Antonis Oikonomou (Αντώνης Οικονόμου; 1785 – 16 December 1821) was a Greek naval captain in the Greek War of Independence against the Ottoman Empire.

==Life==
Antonis was born in Hydra and became a sailor in a young age. Just before the start of the Greek War of Independence his ship sunk near Gibraltar. He then travelled to Constantinople to commission a new ship and there he was recruited to the Filiki Eteria by Papaflessas.

In the meantime, in Hydra, the leaders of the island did not want to lose their privileges given to them by the Ottomans, so initially they didn't join the revolution.

Antonis, with the help of the members of Filiki Eteria from the Peloponnese, landed on the island (30 March 1821) and expelled the governor, Nikolaos Kokovilas. He then declared a state of war on 16 April 1821.

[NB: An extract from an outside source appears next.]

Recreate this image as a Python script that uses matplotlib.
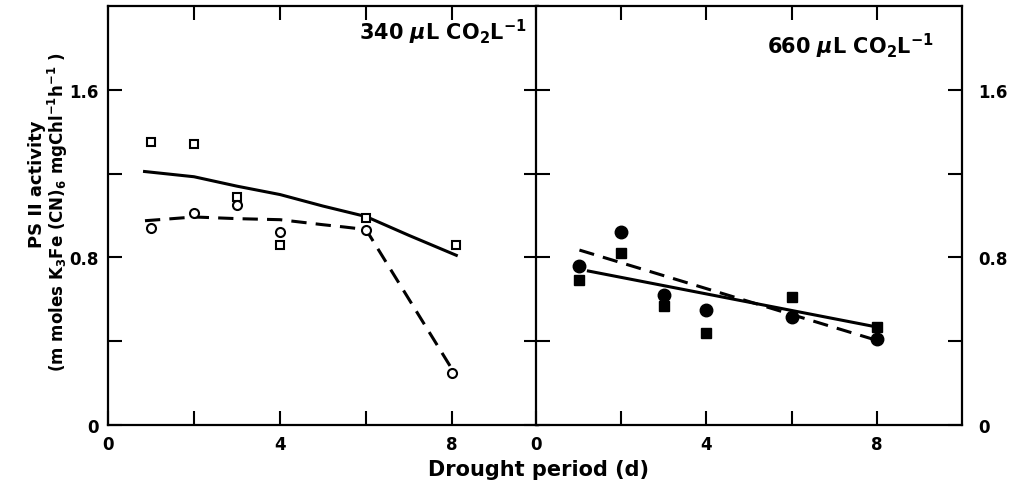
import matplotlib
matplotlib.use("Agg")
import matplotlib.pyplot as plt

plt.rcParams['font.family'] = ['DejaVu Sans']
plt.rcParams['font.weight'] = 'bold'
plt.rcParams['mathtext.fontset'] = 'custom'
plt.rcParams['mathtext.rm'] = 'DejaVu Sans:bold'
plt.rcParams['mathtext.it'] = 'DejaVu Sans:bold:italic'
plt.rcParams['mathtext.bf'] = 'DejaVu Sans:bold'

# 340 uL CO2 panel (open symbols)
ambient_sq_x = [1, 2, 3, 4, 6, 8.1]
ambient_sq_y = [1.35, 1.34, 1.09, 0.86, 0.99, 0.86]
ambient_ci_x = [1, 2, 3, 4, 6, 8]
ambient_ci_y = [0.94, 1.01, 1.05, 0.92, 0.93, 0.25]
ambient_solid_x = [0.85, 2, 3, 4, 5, 6, 7, 8.1]
ambient_solid_y = [1.21, 1.185, 1.14, 1.10, 1.045, 0.995, 0.905, 0.81]
ambient_dash_x = [0.86, 1.5, 2, 3, 4, 5, 5.5, 6, 8.05]
ambient_dash_y = [0.975, 0.985, 0.993, 0.985, 0.98, 0.956, 0.945, 0.933, 0.25]

# 660 uL CO2 panel (filled symbols)
elevated_x = [1, 2, 3, 4, 6, 8]
elevated_ci_y = [0.76, 0.92, 0.62, 0.55, 0.515, 0.41]
elevated_sq_y = [0.69, 0.82, 0.57, 0.44, 0.61, 0.47]
elevated_solid_x = [1.23, 8.02]
elevated_solid_y = [0.735, 0.467]
elevated_dash_x = [1.02, 8.0]
elevated_dash_y = [0.835, 0.404]

y_ticks = [0, 0.4, 0.8, 1.2, 1.6]
y_labels = ['0', '', '0.8', '', '1.6']
x_ticks = [0, 2, 4, 6, 8]
x_labels = ['0', '', '4', '', '8']

W, H = 1012, 489
fig = plt.figure(figsize=(W / 100, H / 100), dpi=100)
ax1 = fig.add_axes([108 / W, 63 / H, 430 / W, 419 / H])
ax2 = fig.add_axes([536 / W, 63 / H, 426 / W, 419 / H])

dash = (0, (5, 3))
for ax in (ax1, ax2):
    ax.set_xlim(0, 10)
    ax.set_ylim(0, 2.0)
    ax.set_xticks(x_ticks)
    ax.set_xticklabels(x_labels)
    ax.set_yticks(y_ticks)
    ax.set_yticklabels(y_labels)
    ax.tick_params(direction='in', length=10, width=1.5, top=True, right=True,
                   labelsize=12, pad=7)
    for s in ax.spines.values():
        s.set_linewidth(1.6)

ax1.tick_params(labelleft=True, labelright=False)
ax2.tick_params(labelleft=False, labelright=True, axis='y', pad=12)

ax1.plot(ambient_solid_x, ambient_solid_y, color='black', lw=2.2)
ax1.plot(ambient_dash_x, ambient_dash_y, color='black', lw=2.2, linestyle=dash)
ax1.plot(ambient_sq_x, ambient_sq_y, 's', mfc='white', mec='black', mew=1.5, ms=6)
ax1.plot(ambient_ci_x, ambient_ci_y, 'o', mfc='white', mec='black', mew=1.5, ms=6.5)

ax2.plot(elevated_solid_x, elevated_solid_y, color='black', lw=2.2)
ax2.plot(elevated_dash_x, elevated_dash_y, color='black', lw=2.2, linestyle=dash)
ax2.plot(elevated_x, elevated_sq_y, 's', color='black', ms=7)
ax2.plot(elevated_x, elevated_ci_y, 'o', color='black', ms=9)

ax1.text(0.975, 0.975, r"340 $\mu$L CO$_2$L$^{-1}$", transform=ax1.transAxes,
         ha='right', va='top', fontsize=15)
ax2.text(0.935, 0.94, r"660 $\mu$L CO$_2$L$^{-1}$", transform=ax2.transAxes,
         ha='right', va='top', fontsize=15)

fig.text(538 / W, 1 - 470 / H, "Drought period (d)", ha='center', va='center',
         fontsize=15)
fig.text(37 / W, 1 - 184 / H, "PS II activity", rotation=90, ha='center',
         va='center', fontsize=13)
fig.text(58 / W, 1 - 212 / H,
         r"(m moles K$_3$Fe (CN)$_6$ mgChl$^{-1}$h$^{-1}$ )", rotation=90,
         ha='center', va='center', fontsize=12)

fig.savefig("out.png", dpi=100)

Soon after, Hydra and its leading families joined the revolution, but the leaders decided to devised a conspiracy and managed to arrest Oikonomou since most of his supporters, which were sailors, were away from the island. After he was read his charges, relatives of his intervened and managed to help him escape to Kranidi. There he was arrested again and put behind bars. Once more he managed to escape and traveled to Argos to meet with other revolutionary figures. Hearing this, the leaders of Hydra, worried that he will drum up help against them, sent a military contingent to kill him. Theodoros Kolokotronis discovered their plans and dispatched 200 men under Tsokris to protect Oikonomou. The men did not succeed to reach him on time and he was killed on 16 December 1821.

In later years, however, Hydra did come to have a major role in the Greek Independence struggle, under Andreas Miaoulis.